Rispetto al marchio “Prodotti di Qualità Puglia” – sottolinea Coldiretti - nel regolamento d’uso quando si parla degli accordi di filiera, si fa un generico riferimento alla sottoscrizione di “relazioni ed impegni reciproci” tra le imprese di trasformazione e produttori. Non vi è alcun riferimento al prezzo ed al valore del prodotto di base. Si chiede, viceversa, che venga rafforzato il ruolo dell’impresa agricola in questo rapporto di filiera e sia previsto un prezzo del prodotto ancorato al costo di produzione e che non possa scendere sotto questa soglia, mentre possa seguire l’eventuale aumento di valore aggiunto che il prodotto finito al consumatore può ricevere dall’acquisizione del Marchio.
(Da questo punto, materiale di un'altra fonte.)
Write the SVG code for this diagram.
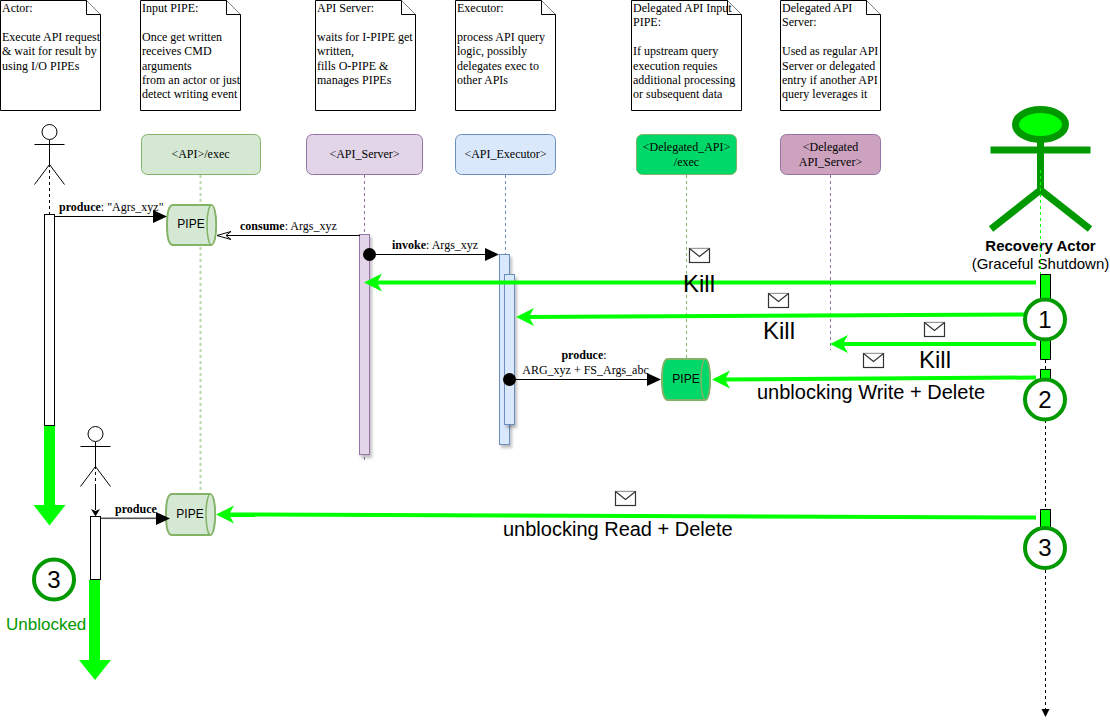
<svg xmlns="http://www.w3.org/2000/svg" width="1110" height="727" viewBox="0 0 1110 727">
<style>
.s{font-family:"Liberation Serif",serif;font-size:12px;fill:#000}
.h{font-family:"Liberation Serif",serif;font-size:12px;fill:#000;text-anchor:middle}
.p{font-family:"Liberation Sans",sans-serif;font-size:12px;fill:#000;text-anchor:middle}
.big{font-family:"Liberation Sans",sans-serif;font-size:24px;fill:#000}
.mid{font-family:"Liberation Sans",sans-serif;font-size:20px;fill:#000}
.num{font-family:"Liberation Sans",sans-serif;font-size:24px;fill:#000;text-anchor:middle}
.note{fill:#fff;stroke:#000;stroke-width:1}
.ln{fill:none;stroke:#000;stroke-width:1}
.gr{fill:none;stroke:#00ff00;stroke-width:4}
.gh{fill:#00ff00}
.c{fill:#fff;stroke:#009900;stroke-width:4}
.act{stroke:#000;stroke-width:1}
.msg{fill:#fff;stroke:#333;stroke-width:1.2}
text b,.b{font-weight:bold}
</style>
<defs>
<filter id="sh" x="-50%" y="-10%" width="220%" height="130%"><feDropShadow dx="2" dy="3" stdDeviation="1.5" flood-color="#000" flood-opacity="0.25"/></filter>
<g id="env"><rect x="0.5" y="0.5" width="20" height="14" class="msg"/><path d="M0.5 0.5L10.5 8.5L20.5 0.5" class="msg" fill="none"/></g>
</defs>

<g id="lifelines" fill="none">
<path d="M200.5 175V494" stroke="#b9d7ac" stroke-width="2" stroke-dasharray="3 3"/>
<path d="M364.5 175V460" stroke="#9673a6" stroke-dasharray="3 3"/>
<path d="M505.5 175V255" stroke="#6c8ebf" stroke-dasharray="3 3"/>
<path d="M686.5 175V359" stroke="#82b366" stroke-dasharray="3 3"/>
<path d="M830.5 175V350" stroke="#9673a6" stroke-dasharray="3 3"/>
<path d="M49.5 164V214" stroke="#000" stroke-dasharray="3 3"/>
<path d="M95.5 466V488" stroke="#000" stroke-dasharray="3 3"/>
</g>

<g id="note-actor"><path class="note" d="M0.5 0.5H86.5L100.5 14.5V110.5H0.5Z"/><path class="note" d="M86.5 0.5V14.5H100.5"/>
<text class="s" x="2" y="12">Actor:</text><text class="s" x="2" y="41">Execute API request</text><text class="s" x="2" y="55">&amp; wait for result by</text><text class="s" x="2" y="70">using I/O PIPEs</text></g>
<g id="note-input-pipe"><path class="note" d="M140.5 0.5H226.5L240.5 14.5V110.5H140.5Z"/><path class="note" d="M226.5 0.5V14.5H240.5"/>
<text class="s" x="142" y="12">Input PIPE:</text><text class="s" x="142" y="41">Once get written</text><text class="s" x="142" y="55">receives CMD</text><text class="s" x="142" y="70">arguments</text><text class="s" x="142" y="84">from an actor or just</text><text class="s" x="142" y="98">detect writing event</text></g>
<g id="note-api-server"><path class="note" d="M315.5 0.5H401.5L415.5 14.5V110.5H315.5Z"/><path class="note" d="M401.5 0.5V14.5H415.5"/>
<text class="s" x="317" y="12">API Server:</text><text class="s" x="317" y="41">waits for I-PIPE get</text><text class="s" x="317" y="55">written,</text><text class="s" x="317" y="70">fills O-PIPE &amp;</text><text class="s" x="317" y="84">manages PIPEs</text></g>
<g id="note-executor"><path class="note" d="M455.5 0.5H541.5L555.5 14.5V110.5H455.5Z"/><path class="note" d="M541.5 0.5V14.5H555.5"/>
<text class="s" x="457" y="12">Executor:</text><text class="s" x="457" y="41">process API query</text><text class="s" x="457" y="55">logic, possibly</text><text class="s" x="457" y="70">delegates exec to</text><text class="s" x="457" y="84">other APIs</text></g>
<g id="note-delegated-pipe"><path class="note" d="M631.5 0.5H727.5L741.5 14.5V110.5H631.5Z"/><path class="note" d="M727.5 0.5V14.5H741.5"/>
<text class="s" x="633" y="12">Delegated API Input</text><text class="s" x="633" y="26">PIPE:</text><text class="s" x="633" y="55">If upstream query</text><text class="s" x="633" y="70">execution requies</text><text class="s" x="633" y="84">additional processing</text><text class="s" x="633" y="98">or subsequent data</text></g>
<g id="note-delegated-server"><path class="note" d="M780.5 0.5H866.5L880.5 14.5V110.5H780.5Z"/><path class="note" d="M866.5 0.5V14.5H880.5"/>
<text class="s" x="782" y="12">Delegated API</text><text class="s" x="782" y="26">Server:</text><text class="s" x="782" y="55">Used as regular API</text><text class="s" x="782" y="70">Server or delegated</text><text class="s" x="782" y="84">entry if another API</text><text class="s" x="782" y="98">query leverages it</text></g>

<g id="hdr-api"><rect x="141.5" y="134.5" width="119" height="40" rx="6" fill="#d5e8d4" stroke="#82b366"/><text class="h" x="200.5" y="158">&lt;API&gt;/exec</text></g>
<g id="hdr-server"><rect x="306.5" y="134.5" width="116" height="40" rx="6" fill="#e1d5e7" stroke="#9673a6"/><text class="h" x="364.5" y="158">&lt;API_Server&gt;</text></g>
<g id="hdr-executor"><rect x="455.5" y="134.5" width="100" height="40" rx="6" fill="#dae8fc" stroke="#6c8ebf"/><text class="h" x="505.5" y="158">&lt;API_Executor&gt;</text></g>
<g id="hdr-delegated-api"><rect x="636.5" y="134.5" width="100" height="40" rx="6" fill="#00d96a" stroke="#82b366"/><text class="h" x="686.5" y="151">&lt;Delegated_API&gt;</text><text class="h" x="686.5" y="166">/exec</text></g>
<g id="hdr-delegated-server"><rect x="780.5" y="134.5" width="100" height="40" rx="6" fill="#cda2be" stroke="#9673a6"/><text class="h" x="830.5" y="151">&lt;Delegated</text><text class="h" x="830.5" y="166">API_Server&gt;</text></g>

<g id="actor"><circle cx="49.5" cy="132" r="7.5" class="ln"/><path class="ln" d="M49.5 140V164M34.5 144.5H64.5M34.5 184.5L49.5 164.5L64.5 184.5"/></g>
<g id="actor-activation"><rect x="44.5" y="214.5" width="10" height="211" fill="#fff" class="act"/></g>
<g id="actor2"><circle cx="95.5" cy="434" r="7.5" class="ln"/><path class="ln" d="M95.5 442V466M80.5 446.5H110.5M80.5 486.5L95.5 466.5L110.5 486.5"/></g>
<g id="actor2-activation"><rect x="90.5" y="516.5" width="10" height="63" fill="#fff" class="act"/></g>

<g id="server-activation"><rect x="359.5" y="234.5" width="10" height="220" fill="#e1d5e7" stroke="#9673a6" filter="url(#sh)"/></g>
<g id="executor-activation"><rect x="499.5" y="254.5" width="10" height="190" fill="#dae8fc" stroke="#6c8ebf" filter="url(#sh)"/><rect x="504.5" y="274.5" width="10" height="150" fill="#dae8fc" stroke="#6c8ebf" filter="url(#sh)"/></g>

<g id="pipe-1"><path d="M173 205H210Q216 205 216 225Q216 245 210 245H173Q167 245 167 225Q167 205 173 205Z" fill="#d5e8d4" stroke="#82b366" stroke-width="2"/><ellipse cx="211.5" cy="225" rx="4.5" ry="20" fill="#d5e8d4" stroke="#82b366" stroke-width="1.5"/><text class="p" x="191" y="228">PIPE</text></g>
<g id="pipe-2"><path d="M172 494H209Q215 494 215 514.5Q215 535 209 535H172Q166 535 166 514.5Q166 494 172 494Z" fill="#d5e8d4" stroke="#82b366" stroke-width="2"/><ellipse cx="210.500" cy="514.500" rx="4.500" ry="20.500" fill="#d5e8d4" stroke="#82b366" stroke-width="1.500"/><text class="p" x="190" y="518">PIPE</text></g>
<g id="pipe-3"><path d="M668 359H704Q710 359 710 379.500Q710 400 704 400H668Q662 400 662 379.500Q662 359 668 359Z" fill="#00d96a" stroke="#82b366" stroke-width="2"/><ellipse cx="705.500" cy="379.500" rx="4.500" ry="20.500" fill="#00d96a" stroke="#82b366" stroke-width="1.500"/><text class="p" x="686" y="383">PIPE</text></g>

<g id="recovery-actor"><ellipse cx="1040.500" cy="124.500" rx="25" ry="15" fill="#00ff00" stroke="#009900" stroke-width="7"/><path d="M1040.500 140V190M990.500 150H1090.500M991 229L1040.500 190L1090 229" fill="none" stroke="#009900" stroke-width="7"/>
<text x="1040.500" y="251" text-anchor="middle" font-family="Liberation Sans, sans-serif" font-size="15" font-weight="bold">Recovery Actor</text><text x="1040.500" y="269" text-anchor="middle" font-family="Liberation Sans, sans-serif" font-size="15">(Graceful Shutdown)</text></g>

<g id="connectors">
<path d="M1040.500 170V275" stroke="#00ff00" stroke-dasharray="3 3" fill="none"/>
<path d="M1045.500 360V369M1045.500 420V710" stroke="#000" stroke-dasharray="3 3" fill="none"/><path d="M1041.500 709H1049.500L1045.500 717Z" fill="#000"/>
<path d="M95.500 487V510" stroke="#000" fill="none"/><path d="M91 509L95.500 511L100 509L95.500 516.500Z" fill="#000"/>
<path d="M54 216.500H155" class="ln"/><path d="M153 210L167 216.500L153 223Z" fill="#000"/>
<path d="M360 235.500H218" class="ln"/><path d="M217 235.500L231 231.500L226 235.500L231 239.500Z" fill="#fff" stroke="#000"/>
<circle cx="369.500" cy="254.500" r="6.500" fill="#000"/><path d="M369.500 254.500H487" class="ln"/><path d="M485 248L499 254.500L485 261Z" fill="#000"/>
<circle cx="509.500" cy="379.500" r="6.500" fill="#000"/><path d="M509.500 379.500H650" class="ln"/><path d="M647 373L661 379.500L647 386Z" fill="#000"/>
<rect x="101" y="517.500" width="57" height="1.500" fill="#555" filter="url(#sh)"/><path d="M156 512L170 518.500L156 525Z" fill="#000"/>
<path d="M1036 282.500H372" class="gr"/><path d="M364 282.500L382 273.500L377 282.500L382 291.500Z" class="gh"/>
<path d="M1036 314.500L525 317" class="gr"/><path d="M516 317L534 308L529 317L534 326Z" class="gh"/>
<path d="M1036 344H839" class="gr"/><path d="M830 344L848 335L843 344L848 353Z" class="gh"/>
<path d="M1036 377.500L720 379.500" class="gr"/><path d="M712 379.500L730 370.500L725 379.500L730 388.500Z" class="gh"/>
<path d="M1036 517.500L225 514.500" class="gr"/><path d="M216 514.500L234 505.500L229 514.500L234 523.500Z" class="gh"/>
<path d="M49.500 426V506" stroke="#00ff00" stroke-width="11" fill="none"/><path d="M33.500 505H65.500L49.500 525.500Z" class="gh"/>
<path d="M94.500 580V661" stroke="#00ff00" stroke-width="11" fill="none"/><path d="M79 660H111L95 680Z" class="gh"/>
</g>

<g id="labels">
<text class="s" x="59" y="211"><tspan class="b">produce</tspan>: "Agrs_xyz"</text>
<text class="s" x="240" y="230"><tspan class="b">consume</tspan>: Args_xyz</text>
<text class="s" x="392" y="249"><tspan class="b">invoke</tspan>: Args_xyz</text>
<text class="h" x="584" y="359"><tspan class="b">produce</tspan>:</text>
<text class="h" x="585.500" y="374">ARG_xyz + FS_Args_abc</text>
<text class="s b" x="115" y="513">produce</text>
<text class="big" x="683" y="292">Kill</text>
<text class="big" x="763" y="339">Kill</text>
<text class="big" x="919" y="368">Kill</text>
<text class="mid" x="757" y="399">unblocking Write + Delete</text>
<text class="mid" x="503" y="536">unblocking Read + Delete</text>
<text x="6" y="629.500" font-family="Liberation Sans, sans-serif" font-size="17" fill="#009900">Unblocked</text>
</g>
<g id="envelopes">
<use href="#env" x="689" y="248"/><use href="#env" x="768" y="293"/><use href="#env" x="924" y="322"/><use href="#env" x="863" y="353"/><use href="#env" x="615" y="491"/>
</g>

<g id="recovery-activations">
<rect x="1040.500" y="274.500" width="10" height="85" fill="#00ff00" class="act"/>
<rect x="1040.500" y="369.500" width="10" height="30" fill="#00ff00" class="act"/>
<rect x="1040.500" y="509.500" width="10" height="30" fill="#00ff00" class="act"/>
</g>
<g id="step-1"><circle cx="1045" cy="319.500" r="20" class="c"/><text class="num" x="1045" y="328">1</text></g>
<g id="step-2"><circle cx="1045" cy="399.500" r="20" class="c"/><text class="num" x="1045" y="408">2</text></g>
<g id="step-3"><circle cx="1045" cy="548" r="20" class="c"/><text class="num" x="1045" y="556">3</text></g>
<g id="step-3b"><circle cx="54" cy="579.500" r="20" class="c"/><text class="num" x="54" y="588">3</text></g>
</svg>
Per questo Coldiretti Puglia chiede, preannunciando nuove iniziative pubbliche, alle istituzioni e alla politica:
- l’obbligo di etichettatura con indicazione dell’origine su tutti i prodotti importati dall’estero: cagliate, polvere di latte, caseine, caseinati e altri. Se per legge ciò non fosse possibile, chiede allora l’obbligo di etichettatura con indicazione dell’origine su tutti i prodotti lattiero-caseari italiani formaggi, latte, mozzarella e altri;
- Lo sviluppo di procedure per acquisire i dati di monitoraggio dei consistenti flussi di entrata di latte e di prodotti caseari;
- L’intensificazione dei controlli sanitari e sulla qualità dei flussi di latte e dei prodotti caseari che arrivano dall’estero;
- L’applicazione immediata dei contenuti della Legge regionale 19 dicembre 2008 n. 38 “Norme per il sostegno al consumo dei prodotti agricoli regionali”.